28/5/18

Una brecha en el ojo.

Cuando éramos pequeñas la proximidad de días como el del padre o de la madre despertaban en nosotras un especial nerviosismo que se solía traducir en más horas dedicadas a la plástica y menos a las matemáticas y el lenguaje. Entonces no importaban tanto la perspectiva o la combinación de colores, la plástica era sencillamente un juego y jugar gusta a cualquier edad.

En cada curso la profesora de turno aplicaba su particular filia estética que solía plasmarse en un dibujo o una manualidad a base de macarrones e hilos a la que se le agregaba un texto sencillo (te quiero, mamá; te quiero, papá) de caligrafía muy similar a la de los Cuadernillos Rubio.
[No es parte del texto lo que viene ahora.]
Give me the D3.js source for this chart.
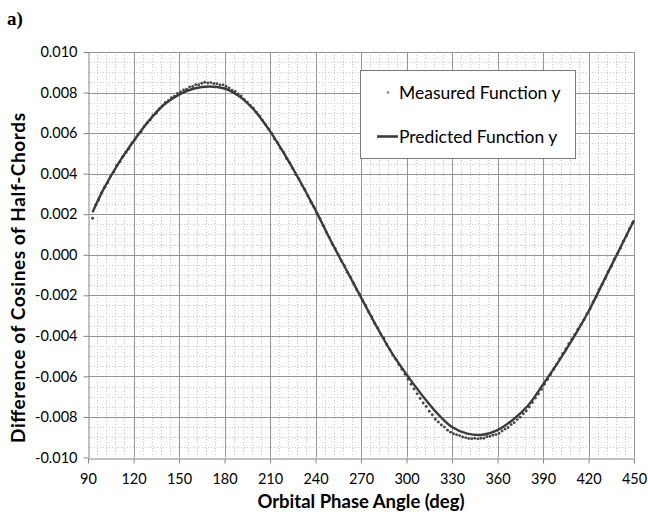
<!DOCTYPE html>
<html lang="en">
<head>
<meta charset="UTF-8">
<title>Difference of Cosines of Half-Chords</title>
<script src="https://cdn.jsdelivr.net/npm/d3@7"></script>
<style>
  html,body{margin:0;padding:0;background:#fff;}
  svg{display:block;}
  text{font-family:Lato,"Open Sans",sans-serif;fill:#000;}
</style>
</head>
<body>
<svg id="chart" width="648" height="512"></svg>
<script>
// tick labels
var xTicks = [90,120,150,180,210,240,270,300,330,360,390,420,450];
var yTicks = [-0.010,-0.008,-0.006,-0.004,-0.002,0.000,0.002,0.004,0.006,0.008,0.010];

// predicted function y (solid line)
var predAngle = [93,100,110,120,130,140,150,160,170,180,190,200,210,220,230,240,250,260,270,
                 280,290,300,310,320,330,340,350,360,370,380,390,400,410,420,430,440,450];
var predY = [0.0021,0.0032,0.0045,0.0056,0.0066,0.0074,0.0079,0.0082,0.0083,0.0082,0.0078,0.0071,
             0.0061,0.0049,0.0036,0.0022,0.0007,-0.0007,-0.0021,-0.0035,-0.0048,-0.0059,-0.0069,
             -0.0078,-0.0085,-0.00882,-0.00888,-0.00865,-0.00815,-0.00745,-0.0064,-0.0053,-0.0041,
             -0.0028,-0.0013,0.0002,0.0017];

// measured function y (dots, one every 2 deg from 93 to 449)
var measAngle = d3.range(93, 450, 2);
var measY = [
  0.00180,0.00245,0.00270,0.00306,0.00333,0.00355,0.00388,0.00409,0.00441,0.00458,
  0.00485,0.00505,0.00523,0.00552,0.00568,0.00594,0.00607,0.00632,0.00650,0.00665,
  0.00688,0.00698,0.00719,0.00734,0.00751,0.00760,0.00774,0.00782,0.00796,0.00803,
  0.00813,0.00817,0.00827,0.00830,0.00839,0.00839,0.00846,0.00851,0.00847,0.00849,
  0.00844,0.00844,0.00838,0.00838,0.00830,0.00823,0.00812,0.00805,0.00793,0.00783,
  0.00766,0.00753,0.00736,0.00723,0.00703,0.00684,0.00662,0.00643,0.00620,0.00600,
  0.00571,0.00553,0.00524,0.00504,0.00474,0.00454,0.00425,0.00396,0.00375,0.00344,
  0.00321,0.00290,0.00259,0.00236,0.00203,0.00178,0.00145,0.00112,0.00087,0.00054,
  0.00031,0.00000,-0.00031,-0.00054,-0.00086,-0.00109,-0.00140,-0.00171,-0.00194,-0.00226,
  -0.00249,-0.00282,-0.00306,-0.00339,-0.00361,-0.00391,-0.00412,-0.00444,-0.00467,-0.00494,
  -0.00515,-0.00541,-0.00565,-0.00590,-0.00614,-0.00639,-0.00662,-0.00686,-0.00709,-0.00731,
  -0.00748,-0.00772,-0.00789,-0.00811,-0.00825,-0.00840,-0.00850,-0.00865,-0.00875,-0.00883,
  -0.00888,-0.00892,-0.00899,-0.00902,-0.00906,-0.00907,-0.00905,-0.00908,-0.00905,-0.00905,
  -0.00898,-0.00896,-0.00890,-0.00887,-0.00881,-0.00869,-0.00860,-0.00852,-0.00838,-0.00828,
  -0.00813,-0.00801,-0.00784,-0.00771,-0.00751,-0.00729,-0.00707,-0.00687,-0.00664,-0.00639,
  -0.00615,-0.00591,-0.00566,-0.00541,-0.00514,-0.00488,-0.00465,-0.00439,-0.00417,-0.00393,
  -0.00368,-0.00345,-0.00321,-0.00291,-0.00268,-0.00233,-0.00207,-0.00172,-0.00145,-0.00118,
  -0.00083,-0.00057,-0.00022,0.00005,0.00032,0.00067,0.00093,0.00128,0.00155
];

var legendLabels = ["Measured Function y", "Predicted Function y"];

var svg = d3.select("#chart");
var plotL = 88, plotR = 634, plotT = 52, plotB = 457.5;

var x = d3.scaleLinear().domain([90, 450]).range([plotL, plotR]);
var y = d3.scaleLinear().domain([-0.010, 0.010]).range([plotB, plotT]);

var fmt = d3.formatLocale({decimal: ".", thousands: ",", grouping: [3], currency: ["", ""], minus: "-"}).format(".3f");

// minor grid (dotted)
var minorX = d3.range(96, 450, 6).filter(function(d){ return (d - 90) % 30 != 0; });
var minorY = d3.range(-19, 20).map(function(k){ return k * 0.0005; })
    .filter(function(d){ return Math.abs(Math.round(d * 10000)) % 20 != 0; });
var grid = svg.append("g");
grid.selectAll(".mx").data(minorX).enter().append("line")
    .attr("x1", function(d){ return Math.round(x(d)) + 0.5; })
    .attr("x2", function(d){ return Math.round(x(d)) + 0.5; })
    .attr("y1", plotT).attr("y2", plotB)
    .attr("stroke", "#c8c8c8").attr("stroke-dasharray", "1,2");
grid.selectAll(".my").data(minorY).enter().append("line")
    .attr("y1", function(d){ return Math.round(y(d)) + 0.5; })
    .attr("y2", function(d){ return Math.round(y(d)) + 0.5; })
    .attr("x1", plotL).attr("x2", plotR)
    .attr("stroke", "#c8c8c8").attr("stroke-dasharray", "1,2");

// major grid
grid.selectAll(".Mx").data(xTicks.slice(1)).enter().append("line")
    .attr("x1", function(d){ return Math.round(x(d)) + 0.5; })
    .attr("x2", function(d){ return Math.round(x(d)) + 0.5; })
    .attr("y1", plotT).attr("y2", plotB)
    .attr("stroke", "#959595");
grid.selectAll(".My").data(yTicks.slice(1)).enter().append("line")
    .attr("y1", function(d){ return Math.round(y(d)) + 0.5; })
    .attr("y2", function(d){ return Math.round(y(d)) + 0.5; })
    .attr("x1", plotL).attr("x2", plotR)
    .attr("stroke", "#959595");

// axes
var xAxis = svg.append("g").attr("transform", "translate(0," + (Math.round(plotB) + 0.5) + ")")
    .call(d3.axisBottom(x).tickValues(xTicks).tickSize(5).tickSizeOuter(0).tickPadding(10));
var yAxis = svg.append("g").attr("transform", "translate(" + (plotL + 0.5) + ",0)")
    .call(d3.axisLeft(y).tickValues(yTicks).tickFormat(fmt).tickSize(5).tickSizeOuter(0).tickPadding(6));
[xAxis, yAxis].forEach(function(a){
  a.select(".domain").attr("stroke", "#868686");
  a.selectAll(".tick line").attr("stroke", "#868686");
  a.selectAll(".tick text").style("font-size", "14.5px").attr("fill", "#000");
});

// measured dots
svg.append("g").selectAll("circle").data(measAngle).enter().append("circle")
    .attr("cx", function(d){ return x(d); })
    .attr("cy", function(d, i){ return y(measY[i]); })
    .attr("r", 1.45)
    .attr("fill", "#484848");

// predicted line
var line = d3.line()
    .x(function(d){ return x(d); })
    .y(function(d, i){ return y(predY[i]); })
    .curve(d3.curveCatmullRom.alpha(0.5));
svg.append("path").datum(predAngle)
    .attr("d", line)
    .attr("fill", "none")
    .attr("stroke", "#3c3c3c")
    .attr("stroke-width", 2.4);

// legend
var lg = svg.append("g");
lg.append("rect").attr("x", 360.5).attr("y", 70.5).attr("width", 215).attr("height", 88)
    .attr("fill", "#fff").attr("stroke", "#7a7a7a");
lg.append("circle").attr("cx", 388).attr("cy", 92.5).attr("r", 1.2).attr("fill", "#777");
lg.append("line").attr("x1", 377).attr("x2", 398).attr("y1", 136.5).attr("y2", 136.5)
    .attr("stroke", "#3c3c3c").attr("stroke-width", 2.6);
lg.selectAll("text").data(legendLabels).enter().append("text")
    .attr("x", 399).attr("y", function(d, i){ return i ? 142.5 : 98.5; })
    .style("font-size", "17.5px")
    .text(function(d){ return d; });

// axis titles
svg.append("text")
    .attr("x", (plotL + plotR) / 2).attr("y", 508)
    .attr("text-anchor", "middle")
    .style("font-size", "18.5px").style("font-weight", "bold")
    .text("Orbital Phase Angle (deg)");
svg.append("text")
    .attr("transform", "translate(25,278) rotate(-90)")
    .attr("text-anchor", "middle")
    .attr("textLength", 330).attr("lengthAdjust", "spacing")
    .style("font-size", "19px").style("font-weight", "bold")
    .text("Difference of Cosines of Half-Chords");

// panel label
svg.append("text")
    .attr("x", 7).attr("y", 25)
    .style("font-family", "'Liberation Serif','Times New Roman',serif")
    .style("font-size", "19px").style("font-weight", "bold")
    .text("a)");
</script>
</body>
</html>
Todos los obsequios de todas las niñas eran parecidos.

Un año mi profe nos puso a copiar un dibujo de María Pascual que, pese a todo, no recuerdo con claridad. A mí se me daban bien los lápices y no me hubiera costado demasiado imitar el estilo de la ilustradora, pero preferí pegar la fotocopia en el cristal de la ventana y encaramarme a la silla de madera para calcarlo a la perfección.

No era la única niña que lo estaba haciendo, pero sí la única que en ese lejano viernes de abril se resbaló con tan mala suerte que el ojo izquierdo fue a frenar con una punta oxidada que salía desde la silla de Conchi, mi socia de ventana. Cuando me caí no me asusté, ya estaba acostumbrada al tropiezo, pero al ver las caras de entre asco y asombro de mis compañeras, al tocarme el ojo y ver sangre cayendo a borbotones desde mi sien, sí.

Podría decir, aunque ustedes ya lo saben, que vivíamos en un mundo sin móviles. Lo que tal vez desconozcan es que vivíamos en un mundo (o en un pueblo por aquellos entonces) sin urgencias médicas. Mis padres estaban trabajando (por ende ilocalizables) y se hizo cargo del roto mi ex-abuela que, coincidencias de la vida, había sido enfermera en la Guerra Civil y sabía un montón recomponer pieles y pinchar inyecciones.

Por lo pronto me taponó la herida mientras encontrábamos a los estudiantes de medicina que vivían en el mismo edificio que mi profe y a los farmacéuticos de guardia para que nos vendieran hilo, agujas, la vacuna del tétanos y algo de anestesia local.

Lo de la anestesia fue misión imposible y me enfrenté a siete puntos de sutura en el párpado a palo seco. Todavía, cuando lo pienso, recuerdo la sensación. No podía apretar el ojo porque precisamente era lo que me estaban cosiendo y, coqueta hasta la muerte, no quería tener arrugas antes de tiempo, así que me dediqué a destrozar la mano de mi ex-abuela.

Fue una experiencia bastante desagradable, pero ¿saben? Lo recuerdo como algo maravilloso porque por primera vez en mi corta existencia volví a clase como una especie de heroína y todas las niñas nos miraron a mi cosido y a mí con absoluta veneración.